私が毎週楽しみにしている番組「アメリカンアイドル」。歌手を夢見る何万名もの一般シンガーたちが、視聴者たちの投票で勝ち進んでいく番組だ。さて、
男女総勢12人が絞られたところで、毎週火曜日にテーマに沿った歌を歌い、番組中に視聴者は投票。翌日には結果が発表されて、一週間に一人落選していくようになった。
そして、今日は10人に絞られる夜。ハリウッドに残れるのは10人で、1人は家路へと帰らなければならない。しばらくこの番組を楽しんでいる身としてはどのシンガーたちも愛着があり、まるで親心のような気持ちで活躍を見届けたいきもちは山々だが、アメリカンアイドルになれるのは、わずか1人の選ばれしシンガーだけなのだ。
さてこの投票だが、一般視聴者によるものなので、予想外のことがたびたび起こる。火曜のライブパフォーマンスで相当ハイレベルなパフォーマンスをしていても、アメリカの視聴者達に愛されなければ、らくせんしてしまう。いっぽう、音のピッチをはずしたり、リズムが狂っていても、それ以外のところで理屈抜きでの魅力を持ったシンガーは視聴者達に共感を与え、ファンを獲得していくのである。
今回のメンバーの中で、抜群の歌唱力をもつのがMelinda Doolittle。彼女は今までスキをみせたことがない。バラードであろうがアップテンポであろうが、いつも完璧に歌いこなすことができるのだ。一方、男性陣の若手Sanjayaの歌声はか細く、お世辞にも歌がうまいとは言えない。しかし、彼にはどこか、若き頃のマイケルジャクソンのような風貌をもっており、なんともチャーミングなのだ。毎週ぎりぎりのところで生き延びてきた彼も週ごとにファンを増やしてきている。メディアによると、ファン層はローティーンから、インド系アメリカ人によるものだと推測されている。
さて、Sanjayaはそれまでのか弱いパフォーマンスから一転、とても無邪気にハードロックを歌ってみせた。案の定ピッチは不安定で、痛々しくもあったが、オーディエンスの中には彼をみて泣き崩れる少女がいたほどだった。番組終了後から、今日にかけてメディアはこぞってSanjayaのパフォーマンスを取り立てた。そして、彼の歌声にバッシングを投げかけたのである。とはいえ、これもスターの宿命なのだろうか、彼を賛美しているようにも思えたほど。

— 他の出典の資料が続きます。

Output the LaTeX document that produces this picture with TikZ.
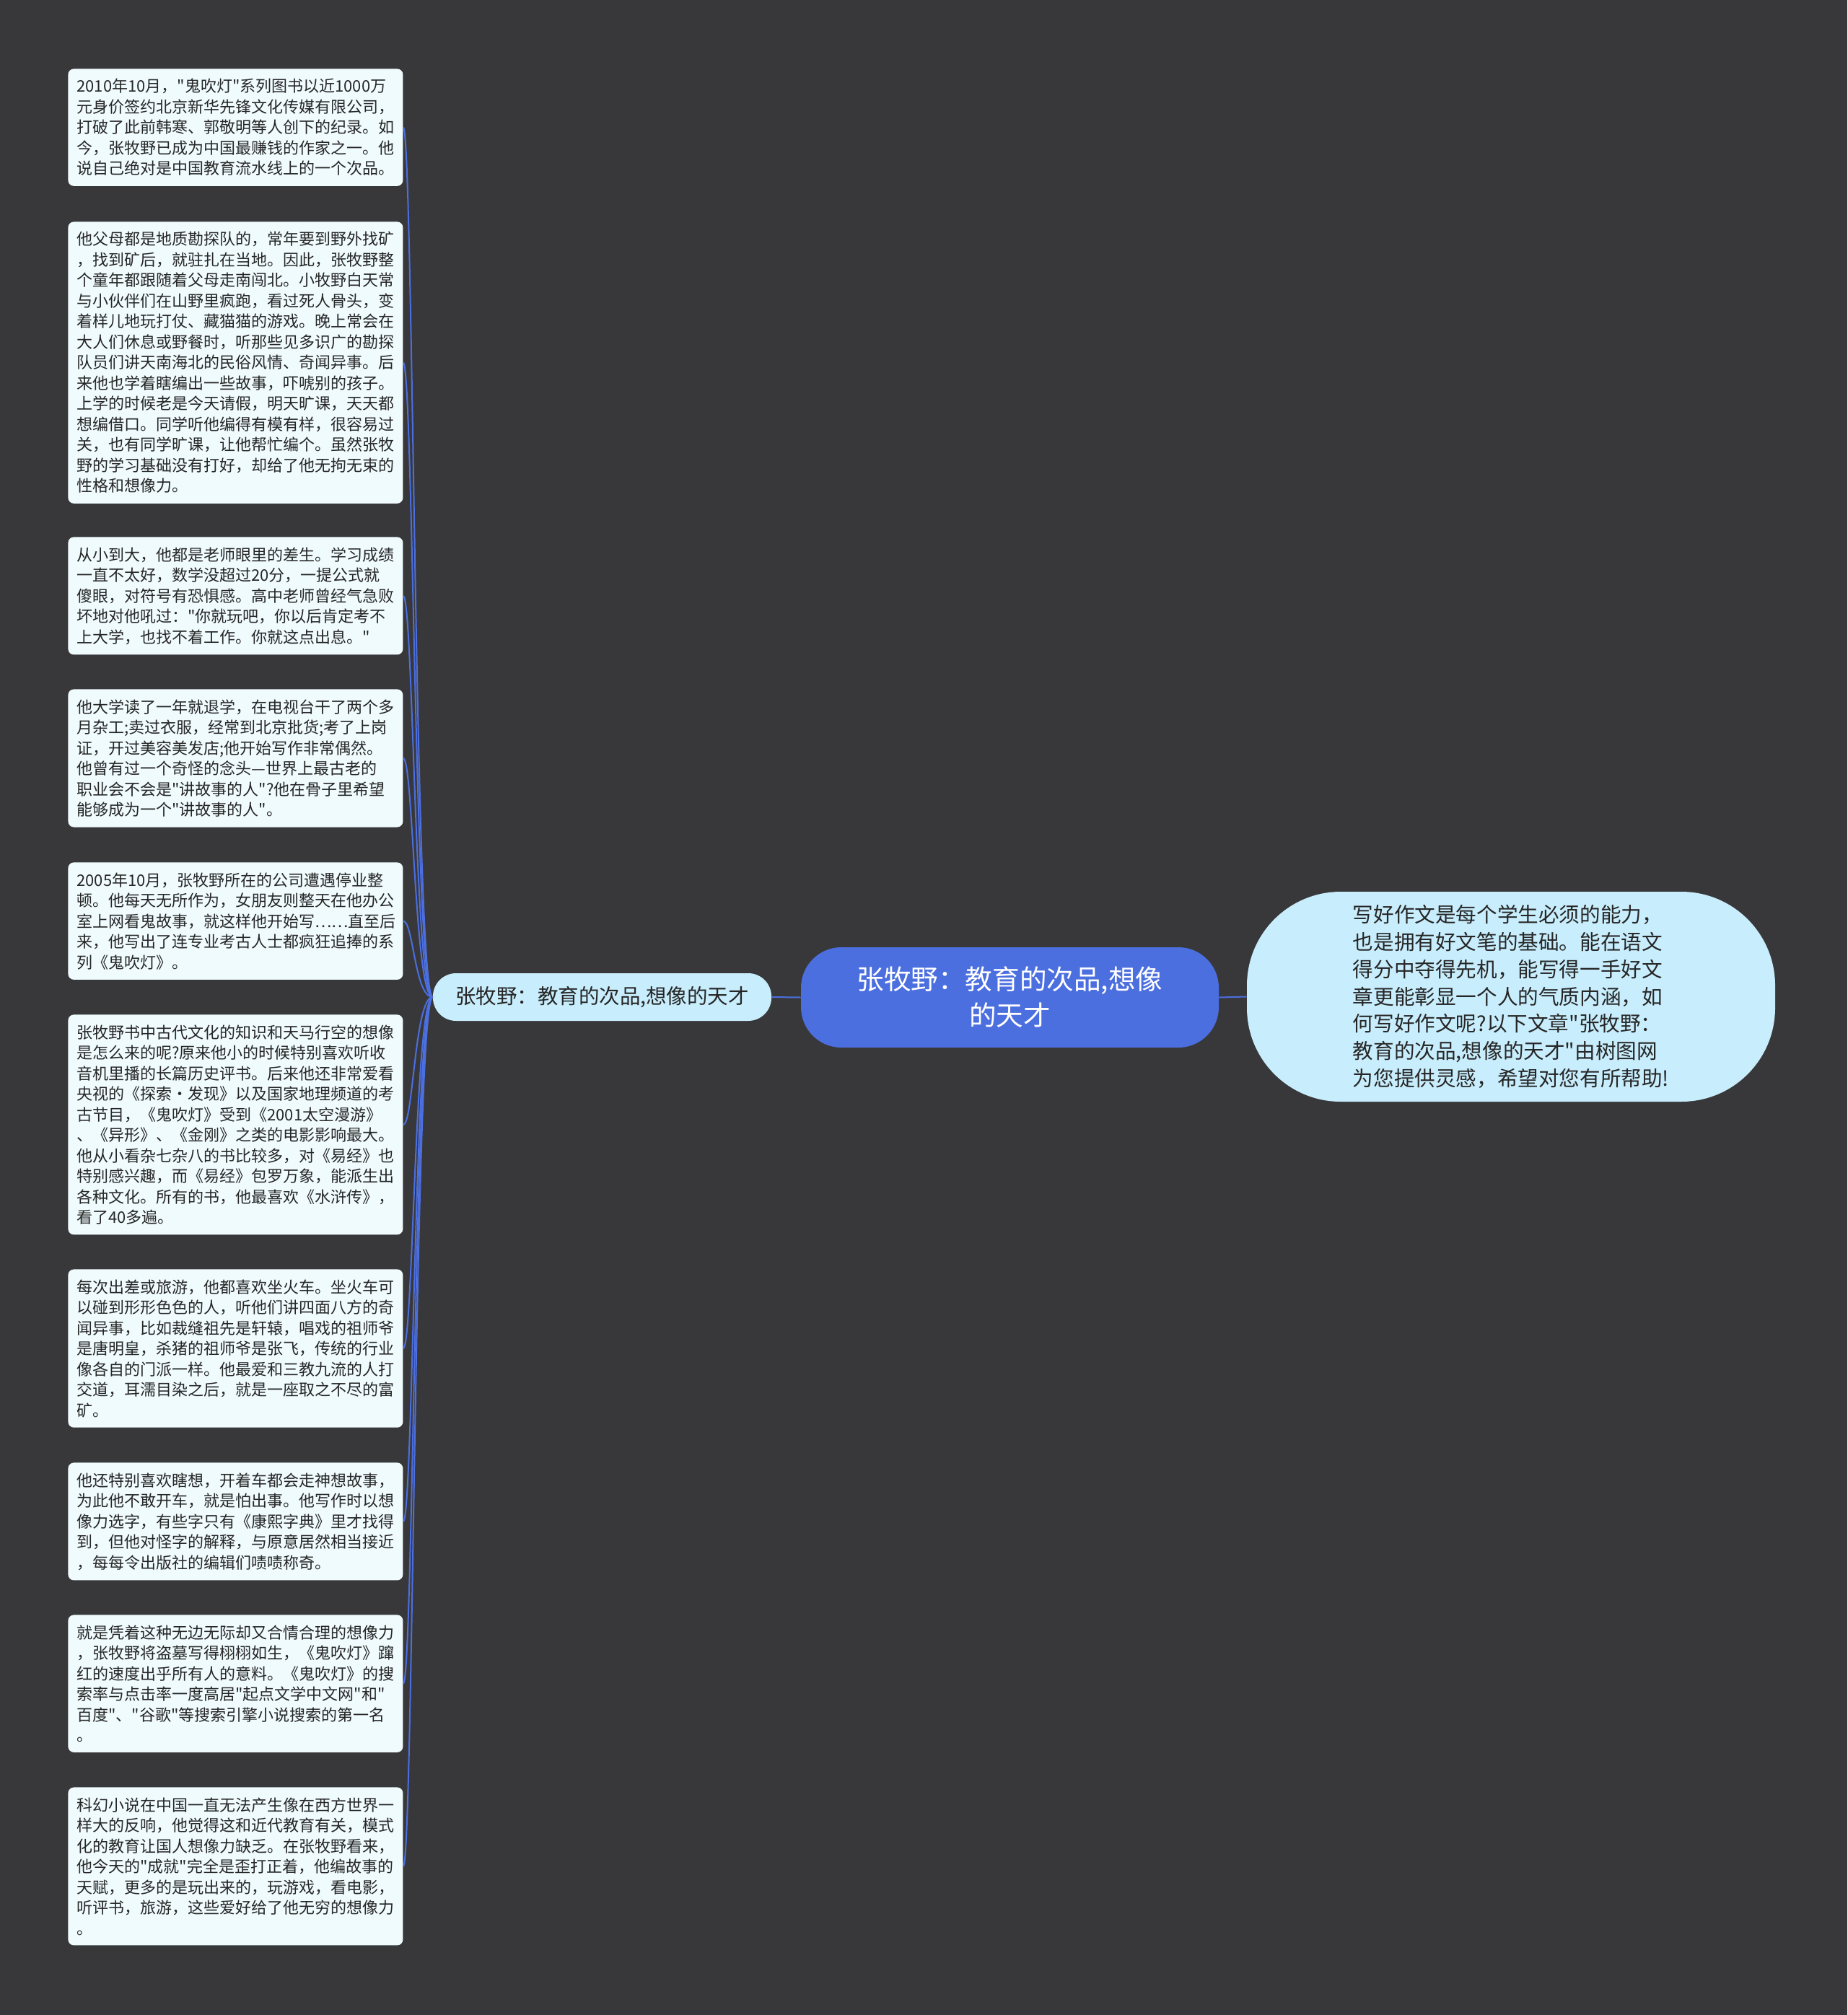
\documentclass[tikz,border=0pt]{standalone}
\usepackage{fontspec}
\newfontfamily\cjk{Noto Sans CJK SC}
\definecolor{bgcolor}{RGB}{56,56,58}
\definecolor{rootblue}{RGB}{76,111,224}
\definecolor{palecyan}{RGB}{240,251,254}
\definecolor{lightcyan}{RGB}{200,237,252}
\definecolor{darktext}{RGB}{38,38,38}
\lineskiplimit=-\maxdimen
\tikzset{
  leafnode/.style = {anchor=north west, align=left, text width=220pt,
    inner xsep=6pt, inner ysep=7pt, fill=palecyan, rounded corners=4pt,
    text=darktext, font=\cjk\fontsize{11pt}{14.25pt}\selectfont},
  subnode/.style = {fill=lightcyan, text=darktext, rounded corners=16pt,
    minimum width=234.5pt, minimum height=33pt, inner sep=0pt,
    font=\cjk\fontsize{14.25pt}{17pt}\selectfont},
  rootnode/.style = {fill=rootblue, text=white, align=center,
    rounded corners=28pt, minimum width=289.5pt, minimum height=69.5pt,
    inner sep=0pt, font=\cjk\fontsize{18.8pt}{25pt}\selectfont},
  notenode/.style = {fill=lightcyan, text=darktext, align=left,
    rounded corners=65pt, minimum width=366pt, minimum height=145.5pt,
    inner sep=0pt, font=\cjk\fontsize{14.3pt}{18.9pt}\selectfont},
  linkline/.style = {draw=rootblue, line width=1pt},
}

\begin{document}
\begin{tikzpicture}[x=0.5pt, y=-0.5pt]
    \fill[bgcolor] (0,0) rectangle (2560,2793);

    \node [rootnode] (root) at (1399.5,1382.5) {张牧野：教育的次品,想像\\的天才};
    \node [subnode] (sub) at (834.5,1382) {张牧野：教育的次品,想像的天才};
    \node [notenode] (note) at (2094,1381.5) {写好作文是每个学生必须的能力，\\
      也是拥有好文笔的基础。能在语文\\
      得分中夺得先机，能写得一手好文\\
      章更能彰显一个人的气质内涵，如\\
      何写好作文呢?以下文章"张牧野：\\
      教育的次品,想像的天才"由树图网\\
      为您提供灵感，希望对您有所帮助!};

    \node [leafnode] (b1) at (94,95) {2010年10月，"鬼吹灯"系列图书以近1000万\\
      元身价签约北京新华先锋文化传媒有限公司，\\
      打破了此前韩寒、郭敬明等人创下的纪录。如\\
      今，张牧野已成为中国最赚钱的作家之一。他\\
      说自己绝对是中国教育流水线上的一个次品。};
    \node [leafnode] (b2) at (94,307) {他父母都是地质勘探队的，常年要到野外找矿\\
      ，找到矿后，就驻扎在当地。因此，张牧野整\\
      个童年都跟随着父母走南闯北。小牧野白天常\\
      与小伙伴们在山野里疯跑，看过死人骨头，变\\
      着样儿地玩打仗、藏猫猫的游戏。晚上常会在\\
      大人们休息或野餐时，听那些见多识广的勘探\\
      队员们讲天南海北的民俗风情、奇闻异事。后\\
      来他也学着瞎编出一些故事，吓唬别的孩子。\\
      上学的时候老是今天请假，明天旷课，天天都\\
      想编借口。同学听他编得有模有样，很容易过\\
      关，也有同学旷课，让他帮忙编个。虽然张牧\\
      野的学习基础没有打好，却给了他无拘无束的\\
      性格和想像力。};
    \node [leafnode] (b3) at (94,744) {从小到大，他都是老师眼里的差生。学习成绩\\
      一直不太好，数学没超过20分，一提公式就\\
      傻眼，对符号有恐惧感。高中老师曾经气急败\\
      坏地对他吼过："你就玩吧，你以后肯定考不\\
      上大学，也找不着工作。你就这点出息。"};
    \node [leafnode] (b4) at (94,955) {他大学读了一年就退学，在电视台干了两个多\\
      月杂工;卖过衣服，经常到北京批货;考了上岗\\
      证，开过美容美发店;他开始写作非常偶然。\\
      他曾有过一个奇怪的念头—世界上最古老的\\
      职业会不会是"讲故事的人"?他在骨子里希望\\
      能够成为一个"讲故事的人"。};
    \node [leafnode] (b5) at (94,1195) {2005年10月，张牧野所在的公司遭遇停业整\\
      顿。他每天无所作为，女朋友则整天在他办公\\
      室上网看鬼故事，就这样他开始写……直至后\\
      来，他写出了连专业考古人士都疯狂追捧的系\\
      列《鬼吹灯》。};
    \node [leafnode] (b6) at (94,1406) {张牧野书中古代文化的知识和天马行空的想像\\
      是怎么来的呢?原来他小的时候特别喜欢听收\\
      音机里播的长篇历史评书。后来他还非常爱看\\
      央视的《探索·发现》以及国家地理频道的考\\
      古节目，《鬼吹灯》受到《2001太空漫游》\\
      、《异形》、《金刚》之类的电影影响最大。\\
      他从小看杂七杂八的书比较多，对《易经》也\\
      特别感兴趣，而《易经》包罗万象，能派生出\\
      各种文化。所有的书，他最喜欢《水浒传》，\\
      看了40多遍。};
    \node [leafnode] (b7) at (94,1759) {每次出差或旅游，他都喜欢坐火车。坐火车可\\
      以碰到形形色色的人，听他们讲四面八方的奇\\
      闻异事，比如裁缝祖先是轩辕，唱戏的祖师爷\\
      是唐明皇，杀猪的祖师爷是张飞，传统的行业\\
      像各自的门派一样。他最爱和三教九流的人打\\
      交道，耳濡目染之后，就是一座取之不尽的富\\
      矿。};
    \node [leafnode] (b8) at (94,2027) {他还特别喜欢瞎想，开着车都会走神想故事，\\
      为此他不敢开车，就是怕出事。他写作时以想\\
      像力选字，有些字只有《康熙字典》里才找得\\
      到，但他对怪字的解释，与原意居然相当接近\\
      ，每每令出版社的编辑们啧啧称奇。};
    \node [leafnode] (b9) at (94,2238) {就是凭着这种无边无际却又合情合理的想像力\\
      ，张牧野将盗墓写得栩栩如生，《鬼吹灯》蹿\\
      红的速度出乎所有人的意料。《鬼吹灯》的搜\\
      索率与点击率一度高居"起点文学中文网"和"\\
      百度"、"谷歌"等搜索引擎小说搜索的第一名\\
      。};
    \node [leafnode] (b10) at (94,2477) {科幻小说在中国一直无法产生像在西方世界一\\
      样大的反响，他觉得这和近代教育有关，模式\\
      化的教育让国人想像力缺乏。在张牧野看来，\\
      他今天的"成就"完全是歪打正着，他编故事的\\
      天赋，更多的是玩出来的，玩游戏，看电影，\\
      听评书，旅游，这些爱好给了他无穷的想像力\\
      。};

    \draw [linkline] (root.east) -- (note.west);
    \draw [linkline] (sub.east) -- (root.west);
    \draw [linkline] (sub.west) .. controls +(-25,0) and +(14,0) .. (b1.east);
    \draw [linkline] (sub.west) .. controls +(-25,0) and +(14,0) .. (b2.east);
    \draw [linkline] (sub.west) .. controls +(-25,0) and +(14,0) .. (b3.east);
    \draw [linkline] (sub.west) .. controls +(-25,0) and +(14,0) .. (b4.east);
    \draw [linkline] (sub.west) .. controls +(-25,0) and +(14,0) .. (b5.east);
    \draw [linkline] (sub.west) .. controls +(-25,0) and +(14,0) .. (b6.east);
    \draw [linkline] (sub.west) .. controls +(-25,0) and +(14,0) .. (b7.east);
    \draw [linkline] (sub.west) .. controls +(-25,0) and +(14,0) .. (b8.east);
    \draw [linkline] (sub.west) .. controls +(-25,0) and +(14,0) .. (b9.east);
    \draw [linkline] (sub.west) .. controls +(-25,0) and +(14,0) .. (b10.east);
\end{tikzpicture}
\end{document}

そして、今日落とされるべきメンバーが発表された。なんと、予想外のStephenyが落選したのだ。いつも、おしゃれでかわいくて、そこそこ歌もうまい彼女が、最下位になっていたなんて驚くばかりである。しかし、そつなく歌う彼女にも弱点があった。「コピーキャット」。まるでビヨンセの物まね沙汰のような彼女の歌声には、そのようなあだ名が付けられていた。オリジナリティが無く、いったい何をどんな風に歌ったのか、良くも悪くも視聴者達の心に爪あとを残すことができなかったStepheny。自分の個性を見極め、輝かせることは永遠の課題であるし、いくら天才的な才能をもっていても、それに苦悩している表現者達はいつの世も存在する。それとともに、今後のSanjayaがどのように変化していくのか、そしてバラエティ豊かなMelindaのレパートリーがこれからも楽しみでなりません。